Edwin's Wife Matilda
Matilda was born in Diamond Creek, a small town situated in hilly country 25 km north west of Melbourne CBD.
The busy and crowded suburb of Richmond would have provided quite a contrast to Diamond Creek for Matilda. Diamond Creek was a small village in the 1850s, with small rural holdings predominating in the area, and a small gold mine nearby, but then it received a large boost when the Diamond Creek Gold Mine opened close to the village in 1863. Over the next 50 years the mine developed into a major local industry, employing up to 200 men at its peak, going down to 300 metres and drawing 5000 ounces of gold a year.
A post office, Methodist church and a school were established by the year after the mine opened. By 1893 in addition to the church and school there were 6 stores, a bank agency and a police station, with a town population of 200 (the small town population indicating that the town serviced a large rural population, including people on farms and orchards). Curiously for such an active town the railway was not extended from Eltham to Hurstbridge via Diamond Creek until 1912, before that (for instance in 1893), "public" transport was limited to 2 coaches per day to Heidelberg, 15km to the south.

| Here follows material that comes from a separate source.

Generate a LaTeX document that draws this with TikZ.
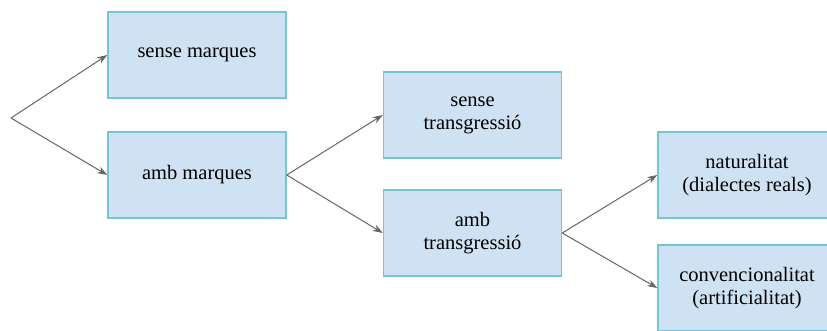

It is interesting to surmise how Matilda met Edwin and how she adapted to city life in Richmond.
Edwin's Occupation and Addresses
(1)1903 Electoral Roll 3 Berry Street, Richmond, Painter (2) 1909 Electoral Roll 78 Bridge Road, Richmond, Painter (3) 1914 Electoral Roll 2 Vere Street, Richmond, Painter (4) 1919 Electoral Roll same as for 1914.
Matilda's addresses were the same, except for the 1909 Electoral Roll where she was listed at 243 Gore Street, Fitzroy, 4 km from Richmond.
The Melbourne suburb of Richmond played an important role for the Jerrems family. I outlined the history of Richmond in the February 2010 Journal. It was a suburb of extremes, ranging from dingy cobbled lanes to mansions (see photos). When Edwin's's father Robert died there in 1888, leaving Alice at the age of 38 to bring up 6 children aged between 5 and 17 this would have placed Alice in a very difficult financial position. Although Edwin would have finished his training as a painter when his father died in 1888, and would have been able to earn an income, only his sister Edith Alice (b1873) would have been old enough to work. As a result Edwin would have been the major wage earner in the family, a heavy responsibility for a teenager.
The effect on Edwin's four other siblings of their father's early demise could have been that they had to leave school as early as was legally allowed.
Two of Edwin's brothers were also shown as painters living in Richmond in the Electoral Rolls (Alfred, painter in 1909, 1914, 1919), Henry (painter in 1903, 1909), so it is possible that Edwin trained two of his younger brothers as painters and the 3 brothers worked together. This would have relieved his mother of the considerable responsibility of finding a trade for those brothers.
It is in fact possible that Edwin's third brother (William George) was illiterate because his name was spelled "Jerram" on his Army Enlistment Application. His occupations (labourer and cleaner) were also consistent with this.